Sunday, March 21, 2010

Will Obama Finally Take the Gloves Off?

The big question is, if health care wins, will Obama finally take the gloves off - finally discard this mistaken attempt at "bipartisan" negotiations with a party whose only goal is to make the President fail at all costs?

The Republicans have gotten Obama to waste a year on these dalliances. But passage of health care reform may prove that such attempts can be a trap: the more aggressive Obama will seem more Presidential (and also possibly more prescient), and thus see his popularity rise, along with the popularity of his programs. That will give him the wind behind him to make the other needed and hard-fought changes, such as banking reform.

It's a paradox, isn't it? The more Obama tries to be reasonable and reach across the aisle in that negotiable, Senatorial style he has, the weaker he seems, and the more his popularity slips with moderates. In a weird way, then, the best way for Obama to bring the middle of the country along may simply be to be more definite about pushing for his ideas.

We shall see. But I have to say, this new, feisty Obama is more appealing than the one we've had to date.

Pass Healthcare for Spite?

There are all sorts of good reasons the healthcare bill should pass - but could the degeneration of the Tea Party movement into an ugly, angry mob be the final straw that kicks it over the goal line?

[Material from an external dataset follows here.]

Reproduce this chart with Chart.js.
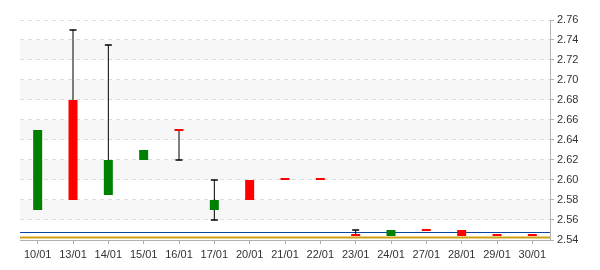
<!DOCTYPE html>
<html>
<head>
<meta charset="utf-8">
<script src="https://cdn.jsdelivr.net/npm/chart.js@4"></script>
<style>
html,body{margin:0;padding:0;background:#fff;}
#wrap{width:600px;height:270px;position:relative;}
</style>
</head>
<body>
<div id="wrap"><canvas id="c" width="600" height="270"></canvas></div>
<script>
const labels = ['10/01','13/01','14/01','15/01','16/01','17/01','20/01','21/01','22/01','23/01','24/01','27/01','28/01','29/01','30/01'];
const openV  = [2.57, 2.68, 2.585, 2.62, 2.651, 2.57, 2.60, 2.60, 2.60, 2.546, 2.544, 2.551, 2.55, 2.546, 2.546];
const closeV = [2.65, 2.58, 2.62, 2.63, 2.649, 2.58, 2.58, 2.60, 2.60, 2.544, 2.55, 2.549, 2.544, 2.544, 2.544];
const highV  = [2.65, 2.75, 2.735, 2.63, 2.651, 2.60, 2.60, 2.60, 2.60, 2.55, 2.55, 2.551, 2.55, 2.546, 2.546];
const lowV   = [2.57, 2.58, 2.585, 2.62, 2.62, 2.56, 2.58, 2.60, 2.60, 2.544, 2.544, 2.549, 2.544, 2.544, 2.544];
const yTicks = [2.54, 2.56, 2.58, 2.60, 2.62, 2.64, 2.66, 2.68, 2.70, 2.72, 2.74, 2.76];
const refLines = [2.5477, 2.5423];
const refColors = ['#0a48a0', '#d0a010'];
const refWidths = [1.2, 2];

const UP = '#008000', DOWN = '#ff0000';
const bodyColors = openV.map((o, i) => closeV[i] > o ? UP : DOWN);
// caps only where the wick sticks out of the body
const highCaps = highV.map((h, i) => h > Math.max(openV[i], closeV[i]) ? h : null);
const lowCaps = lowV.map((l, i) => l < Math.min(openV[i], closeV[i]) ? l : null);

const bandsPlugin = {
  id: 'bands',
  beforeDraw(chart) {
    const {ctx, chartArea: a, scales: {y}} = chart;
    ctx.save();
    ctx.fillStyle = '#f7f7f7';
    for (let i = 1; i < yTicks.length - 1; i += 2) {
      const top = y.getPixelForValue(yTicks[i + 1]);
      const bot = y.getPixelForValue(yTicks[i]);
      ctx.fillRect(a.left, top, a.right - a.left, bot - top);
    }
    ctx.restore();
  },
  beforeDatasetsDraw(chart) {
    const {ctx, chartArea: a, scales: {y}} = chart;
    ctx.save();
    refLines.forEach((v, i) => {
      const py = Math.floor(y.getPixelForValue(v)) + 0.5;
      ctx.strokeStyle = refColors[i];
      ctx.lineWidth = refWidths[i];
      ctx.beginPath();
      ctx.moveTo(a.left, py);
      ctx.lineTo(a.right, py);
      ctx.stroke();
    });
    ctx.restore();
  }
};

new Chart(document.getElementById('c'), {
  type: 'bar',
  data: {
    labels,
    datasets: [
      {
        label: 'body',
        data: openV.map((o, i) => [o, closeV[i]]),
        backgroundColor: bodyColors,
        borderWidth: 0,
        inflateAmount: 0,
        barThickness: 9,
        minBarLength: 2,
        grouped: false,
        order: 0
      },
      {
        label: 'wick',
        data: lowV.map((l, i) => [l, highV[i]]),
        backgroundColor: '#000',
        borderWidth: 0,
        inflateAmount: 0,
        barThickness: 1,
        grouped: false,
        order: 2
      },
      {
        type: 'line',
        label: 'highCap',
        data: highCaps,
        showLine: false,
        pointStyle: 'line',
        pointRadius: 3.5,
        pointBorderColor: '#000',
        pointBorderWidth: 1.5,
        order: 1
      },
      {
        type: 'line',
        label: 'lowCap',
        data: lowCaps,
        showLine: false,
        pointStyle: 'line',
        pointRadius: 3.5,
        pointBorderColor: '#000',
        pointBorderWidth: 1.5,
        order: 1
      }
    ]
  },
  options: {
    responsive: false,
    animation: false,
    layout: {padding: {left: 20, top: 20, right: 0, bottom: 0}},
    plugins: {legend: {display: false}, tooltip: {enabled: false}},
    scales: {
      x: {
        offset: true,
        grid: {drawOnChartArea: false, offset: false, tickLength: 4, color: '#aaa'},
        border: {color: '#b0b0b0', width: 1},
        ticks: {color: '#333', font: {family: 'Liberation Sans, Arial', size: 11}, padding: 4, maxRotation: 0, autoSkip: false},
        afterFit: s => { s.height = 30; }
      },
      y: {
        position: 'right',
        min: 2.54,
        max: 2.76,
        afterBuildTicks: s => { s.ticks = yTicks.map(v => ({value: v})); },
        grid: {color: '#dddddd', tickLength: 4, tickColor: '#b4b4b4', tickBorderDash: []},
        border: {color: '#b4b4b4', width: 1, dash: [4, 4]},
        ticks: {color: '#333', font: {family: 'Liberation Sans, Arial', size: 11}, padding: 3,
                callback: v => Number(v).toFixed(2)},
        afterFit: s => { s.width = 50; }
      }
    }
  },
  plugins: [bandsPlugin]
});
</script>
</body>
</html>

There are a lot of things one might criticize the bill for - though at this point, after a year of tinkering, it's hard to imagine coming up with anything else that would nearly come close to creating real health insurance while also controlling costs. If nothing else, perhaps these demonstration may open people's eyes to just how much the whole issue has become a proxy for something else: the last gasp of American know-nothingingism. And perhaps that will convince that last few wavering senators that the opposition to the bill has nothing whatsoever to do with health care at all.